Here's What Putin's Nuclear Disaster Would Really Look Like
When the war dragged on, speculation about the potential end of the war took hold among pundits and scholars. Some of their daydreams were filled with optimism and hope that a Russian defeat would be relatively painless for everyone but Moscow, but the endgame most wished for was never the one we were likely to get.
Unfortunately, some were already aware of the many ways the war could change and worsen. We knew about the possibility of mobilization. We knew about the potential for Russia to annex the territory it possessed. We knew that Ukraine could threaten to bring the war into the Donbas. And we knew this could lead Russia to adopt a wartime footing. And, lastly, we knew that the use of nuclear weapons was never completely off the table.
All this we knew could happen.
We need to be careful when it looks like Russia is about to be defeated-it may well be a precursor to further escalation. There is no point trying to see the end of this war when there are still ways Putin could make it worse.
Indeed, when Russia again looked like it was going to be defeated, Putin still had a number of cards to play. He played some of them on Wednesday.
Those hopeful earlier this month that the war would have an early end with a victorious Ukraine were disappointed, but fear regarding the near-term use of nuclear weapons, for now, remains overblown.

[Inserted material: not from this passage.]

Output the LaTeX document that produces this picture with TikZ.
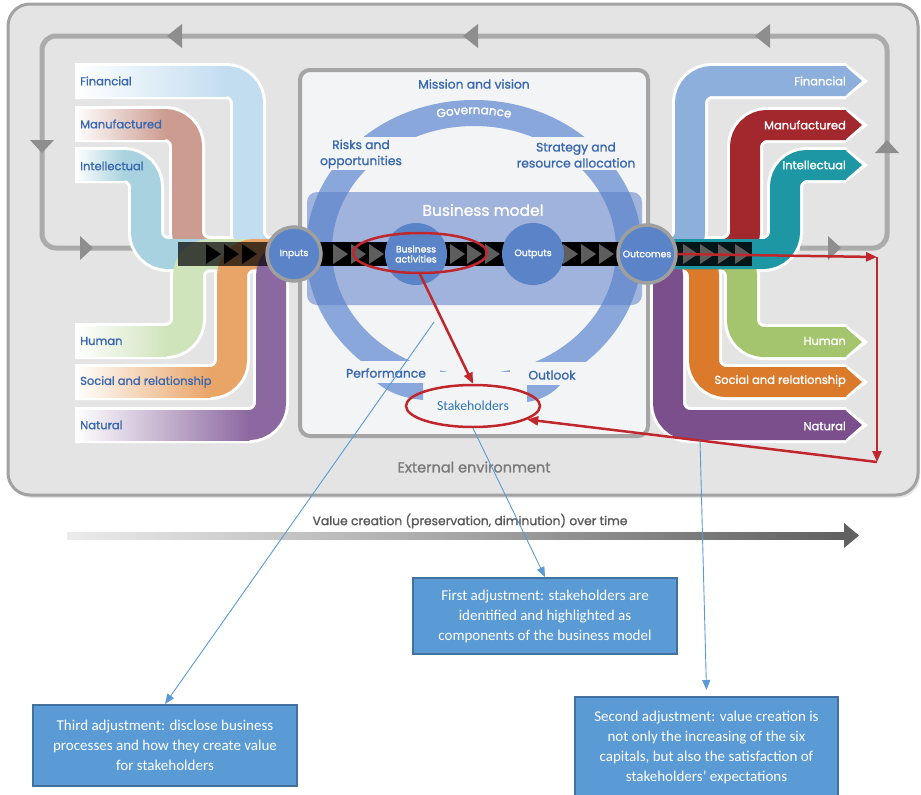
\documentclass[tikz,border=0pt]{standalone}
\usepackage{fontspec}
\setmainfont{Poppins}[FakeBold=1.3]
\newfontfamily\calib{Carlito}
\usetikzlibrary{arrows.meta,decorations.text,shapes.geometric}
\definecolor{bgouter}{HTML}{E4E4E4}
\definecolor{bgborder}{HTML}{A2A2A2}
\definecolor{loopc}{HTML}{ABABAB}
\definecolor{looptric}{HTML}{8E8E8E}
\definecolor{panelfill}{HTML}{F3F4F6}
\definecolor{panelborder}{HTML}{A5A5A5}
\definecolor{ringc}{HTML}{8AA7DB}
\definecolor{bmc}{HTML}{5A7FC8}
\definecolor{circc}{HTML}{5B84C8}
\definecolor{txtblue}{HTML}{3A68B0}
\definecolor{stakec}{HTML}{2E75B6}
\definecolor{redc}{HTML}{C0272D}
\definecolor{callc}{HTML}{5B9BD5}
\definecolor{boxfill}{HTML}{5B9BD5}
\definecolor{boxdraw}{HTML}{41719C}
\definecolor{lFin}{HTML}{C2DDF0}
\definecolor{lMan}{HTML}{CC9C90}
\definecolor{lInt}{HTML}{A8D2DF}
\definecolor{lHum}{HTML}{D0E4BC}
\definecolor{lSoc}{HTML}{E9A468}
\definecolor{lNat}{HTML}{8C68A0}
\definecolor{rFin}{HTML}{8DAFDC}
\definecolor{rMan}{HTML}{A2282D}
\definecolor{rInt}{HTML}{1E97A4}
\definecolor{rHum}{HTML}{A4C46D}
\definecolor{rSoc}{HTML}{DC7A2B}
\definecolor{rNat}{HTML}{7A4F8C}
\definecolor{greytxt}{HTML}{7A7A7A}
\definecolor{chevc}{HTML}{5E5E5E}
\tikzset{
 bandout/.style={draw=white, line width=36pt, rounded corners=22pt},
 band/.style={line width=30pt, rounded corners=22pt},
 looptri/.style={fill=looptric},
 lbl/.style={anchor=west, text=txtblue, font=\fontsize{11.5}{13}\selectfont, inner sep=0pt},
 rlbl/.style={anchor=east, text=white, font=\fontsize{11.5}{13}\selectfont, inner sep=0pt},
 ringseg/.style={draw=ringc, line width=26pt},
 erase/.style={fill=panelfill},
 chev/.style={fill=chevc},
 chevd/.style={fill=black},
 stage/.style={circle, fill=circc, text=white, align=center, inner sep=0pt, font=\fontsize{9.3}{10}\selectfont},
 redline/.style={draw=redc, line width=2.5pt},
 redarrow/.style={redline, -{Triangle[length=11pt,width=9pt]}},
 callout/.style={draw=callc, line width=0.9pt, -{Triangle[length=10pt,width=8pt]}},
 adjbox/.style={rectangle, fill=boxfill, draw=boxdraw, line width=2pt, text=white, align=center, font=\calib\fontsize{15}{20}\selectfont, inner sep=0pt},
 bluetxt/.style={text=txtblue, align=center, font=\fontsize{12.3}{16}\selectfont},
}
\begin{document}
\begin{tikzpicture}[x=1pt,y=-1pt]
\useasboundingbox (0,0) rectangle (921,795);
% outer environment
\fill[gray!40, opacity=.5, rounded corners=22pt] (10,7) rectangle (920,498);
\draw[fill=bgouter, draw=bgborder, line width=3pt, rounded corners=22pt] (8,4) rectangle (918,495);
% loop
\draw[draw=loopc, line width=5pt, rounded corners=14pt] (140,248) -- (42,248) -- (42,36) -- (887,36) -- (887,248) -- (800,248);
\fill[looptri] (167,36) -- (182,24) -- (182,48) -- cycle;
\fill[looptri] (463,36) -- (478,24) -- (478,48) -- cycle;
\fill[looptri] (755,36) -- (770,24) -- (770,48) -- cycle;
\fill[looptri] (42,153) -- (30,140) -- (54,140) -- cycle;
\fill[looptri] (93,248) -- (80,236) -- (80,260) -- cycle;
\fill[looptri] (887,140) -- (875,153) -- (899,153) -- cycle;
\fill[looptri] (841,248) -- (828,236) -- (828,260) -- cycle;
% central panel
\draw[fill=panelfill, draw=panelborder, line width=4pt, rounded corners=10pt] (300,70) rectangle (648,436);
% ring
\draw[ringseg] (474,250) ellipse [x radius=155, y radius=137];
\fill[erase] (303,137) rectangle (425,170);
\fill[erase] (525,137) rectangle (645,170);
\fill[erase] (303,361) rectangle (440,383);
\fill[erase] (510,362) rectangle (645,385);
\fill[erase] (423,372) rectangle (527,412);
\fill[ringc] (377,383) -- (423,383) -- (423,400) .. controls (402,398) and (388,392) .. cycle;
\fill[ringc] (527,385) -- (560,385) .. controls (552,394) and (541,400) .. (527,402) -- cycle;
\path[decorate, decoration={text along path, text align=center, text={|\fontsize{12}{12}\selectfont\color{white}|Governance}}] (403.6,129.9) arc[start angle=-118, end angle=-62, x radius=150, y radius=136];
% business model rect
\fill[bmc, opacity=.55, rounded corners=10pt] (307,192) rectangle (642,305);
% left capitals: outlines
\draw[bandout] (75,81) -- (248,81) -- (248,254) -- (300,254);
\draw[bandout] (75,124) -- (187,124) -- (187,254) -- (300,254);
\draw[bandout] (75,165) -- (146,165) -- (146,254) -- (300,254);
\draw[bandout] (75,341) -- (188,341) -- (188,254) -- (300,254);
\draw[bandout] (75,382) -- (232,382) -- (232,254) -- (300,254);
\draw[bandout] (75,425) -- (271,425) -- (271,254) -- (300,254);
% left capitals: colours
\draw[band, draw=lFin] (75,81) -- (248,81) -- (248,254) -- (300,254);
\draw[band, draw=lMan] (75,124) -- (187,124) -- (187,254) -- (300,254);
\draw[band, draw=lInt] (75,165) -- (146,165) -- (146,254) -- (300,254);
\draw[band, draw=lHum] (75,341) -- (188,341) -- (188,254) -- (300,254);
\draw[band, draw=lSoc] (75,382) -- (232,382) -- (232,254) -- (300,254);
\draw[band, draw=lNat] (75,425) -- (271,425) -- (271,254) -- (300,254);
\shade[left color=white, right color=lFin] (75,66) rectangle (226.5,96);
\shade[left color=white, right color=lMan] (75,109) rectangle (165.5,139);
\shade[left color=white, right color=lInt] (75,150) rectangle (124.5,180);
\shade[left color=white, right color=lHum] (75,326) rectangle (166.5,356);
\shade[left color=white, right color=lSoc] (75,367) rectangle (210.5,397);
\shade[left color=white, right color=lNat] (75,410) rectangle (249.5,440);
% right capitals: outlines
\draw[bandout] (640,254) -- (690,254) -- (690,81) -- (846,81);
\draw[bandout] (640,254) -- (745,254) -- (745,125) -- (846,125);
\draw[bandout] (640,254) -- (785,254) -- (785,165) -- (846,165);
\draw[bandout] (640,254) -- (742,254) -- (742,342) -- (846,342);
\draw[bandout] (640,254) -- (704,254) -- (704,382) -- (846,382);
\draw[bandout] (640,254) -- (668,254) -- (668,425) -- (846,425);
\foreach \yy in {81,125,165,342,382,425}{\fill[white] (845,\yy-18) -- (868,\yy) -- (845,\yy+18) -- cycle;}
% right capitals: colours
\draw[band, draw=rNat] (640,254) -- (668,254) -- (668,425) -- (846,425);
\draw[band, draw=rSoc] (640,254) -- (704,254) -- (704,382) -- (846,382);
\draw[band, draw=rHum] (640,254) -- (742,254) -- (742,342) -- (846,342);
\draw[band, draw=rFin] (640,254) -- (690,254) -- (690,81) -- (846,81);
\draw[band, draw=rMan] (640,254) -- (745,254) -- (745,125) -- (846,125);
\draw[band, draw=rInt] (640,254) -- (785,254) -- (785,165) -- (846,165);
\fill[rFin] (845,66) -- (862,81) -- (845,96) -- cycle;
\fill[rMan] (845,110) -- (862,125) -- (845,140) -- cycle;
\fill[rInt] (845,150) -- (862,165) -- (845,180) -- cycle;
\fill[rHum] (845,327) -- (862,342) -- (845,357) -- cycle;
\fill[rSoc] (845,367) -- (862,382) -- (845,397) -- cycle;
\fill[rNat] (845,410) -- (862,425) -- (845,440) -- cycle;
% black flow band
\fill[black, opacity=.7] (178,242) rectangle (268,266);
\fill[black] (268,242) rectangle (650,266);
\fill[black, opacity=.85] (650,242) rectangle (752,266);
\foreach \xx in {206,224,242}{\fill[chevd] (\xx,244) -- (\xx+15,254) -- (\xx,264) -- cycle;}
\foreach \xx in {333,351,369,450,467,485,563,581,599,683,700,718,735}{\fill[chev] (\xx,244) -- (\xx+15,254) -- (\xx,264) -- cycle;}
% stages
\node[stage, minimum size=54pt, draw=gray!75, line width=3.5pt] (inputs) at (294,254) {Inputs};
\node[stage, minimum size=62pt] (ba) at (416,254) {Business\\activities};
\node[stage, minimum size=62pt] (outputs) at (533,254) {Outputs};
\node[stage, minimum size=58pt, draw=gray!75, line width=3.5pt] (outcomes) at (647,254) {Outcomes};
% labels
\node[lbl] (lfin) at (80,81) {Financial};
\node[lbl] (lman) at (80,124) {Manufactured};
\node[lbl] (lint) at (80,166) {Intellectual};
\node[lbl] (lhum) at (80,341) {Human};
\node[lbl] (lsoc) at (80,382) {Social and relationship};
\node[lbl] (lnat) at (80,425) {Natural};
\node[rlbl] (rfin) at (846,81) {Financial};
\node[rlbl] (rman) at (846,125) {Manufactured};
\node[rlbl] (rint) at (846,165) {Intellectual};
\node[rlbl] (rhum) at (846,341) {Human};
\node[rlbl] (rsoc) at (846,381) {Social and relationship};
\node[rlbl] (rnat) at (846,426) {Natural};
\node[bluetxt] (mission) at (474,84) {Mission and vision};
\node[bluetxt] (risks) at (361,154) {Risks and\\opportunities};
\node[bluetxt] (strategy) at (576,155) {Strategy and\\resource allocation};
\node[text=white, font=\fontsize{15.5}{18}\selectfont] (bm) at (483,210) {Business model};
\node[bluetxt] (perf) at (386,373) {Performance};
\node[bluetxt] (outlook) at (552,375) {Outlook};
\node[text=greytxt, font=\fontsize{14.5}{18}\selectfont] (ext) at (474,467) {External environment};
% value creation arrow
\shade[left color=gray!15, right color=gray!75!black] (67,532) rectangle (846,539);
\fill[gray!75!black] (844,523) -- (859,535.5) -- (844,548) -- cycle;
\node[text=gray!70!black, font=\fontsize{12.3}{14}\selectfont] (vc) at (470,521) {Value creation (preservation, diminution) over time};
% red highlights
\node[ellipse, redline, minimum width=134pt, minimum height=40pt] (baell) at (420,253) {};
\node[ellipse, redline, minimum width=134pt, minimum height=42pt, text=stakec, font=\calib\fontsize{13.8}{15}\selectfont] (stake) at (473,406) {Stakeholders};
\draw[redarrow] (baell.south) -- (stake.north);
\coordinate (r1) at (877,257);
\coordinate (r2) at (877,462);
\draw[redarrow] (outcomes.east) -- (r1);
\draw[redarrow] (r1) -- (r2);
\draw[redarrow] (r2) -- (stake.-14);
% adjustment boxes
\node[adjbox, minimum width=264pt, minimum height=76pt] (first) at (545,616) {First adjustment: stakeholders are\\identified and highlighted as\\components of the business model};
\node[adjbox, minimum width=263pt, minimum height=100pt] (second) at (706.5,747) {Second adjustment: value creation is\\not only the increasing of the six\\capitals, but also the satisfaction of\\stakeholders’ expectations};
\node[adjbox, minimum width=264pt, minimum height=81pt] (third) at (165,745.5) {Third adjustment: disclose business\\processes and how they create value\\for stakeholders};
% callouts
\coordinate (c3) at (434,322);
\coordinate (c2) at (700,440);
\draw[callout] (c3) -- (third.north);
\draw[callout] (stake.south) -- (first.north);
\draw[callout] (c2) -- ([yshift=6pt]second.north);
\end{tikzpicture}
\end{document}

Fresh and plentiful manpower from the mobilization, however reluctant they are, will give Putin some leverage in the conflict. The questions to ask now are what the mobilization will look like and how quickly it can be realized. There are always unknowns in conflict, and it will take months before the mobilization comes into full effect. What the Russian mobilization actually means remains uncertain. It is easy enough to announce a thing, but making it happen is difficult.
At the risk of stating the obvious: the Russian invasion of Ukraine is becoming more dangerous. Perhaps nearly as dangerous as a Russian comeback is a further Russian defeat.
The specter of Douglas MacArthur looms large over the Ukrainian push to the East. Even if the Kremlin does succeed in putting warm bodies on the front, there is no guarantee that they will fight effectively against Ukraine's armies. Russia could still fail to defend its territory, which would almost certainly increase the chance that a greater escalation may occur.
The reason why is simple: no one truly knows where Putin's red lines are for nuclear escalation. Indeed, the Kremlin has nurtured that ambiguity in this conflict. The intent, near as far as can be gathered, is that the less their adversaries know, the more careful those adversaries will be when they push the Russians back.
It's unclear whether they will defend their captured territory in the Donbas with nuclear weapons. Scholars, researchers, pundits, and policymakers disagree with one another. The most risk averse will want to avoid any further poking at the Russian bear, while those who are risk tolerant may suggest that Ukraine could take back everything they've lost with minimal concern.
Because we do not know where the line is, or if it even exists, the conclusion of Russia's war in Ukraine, whenever that may be, will be conducted under the shadow of possible nuclear war.
Even so, there is a silver lining: Putin is showing weakness. The mobilization order is not a sign of strength. The annexation of the Donbas and elsewhere is the desperate act of an insecure regime.
Putin wants all of us to believe that the territory his armies seized will be under his nuclear umbrella. Not everyone is going to believe him.
Putin says he is not bluffing. Perhaps that is true and his statements are just as deadly as he intends, but even so Putin's words and actions give off the impression of a cornered animal.
In short, Ukraine is winning and Putin is getting desperate.
Now we can only speculate at what his desperation will mean for the future of the war.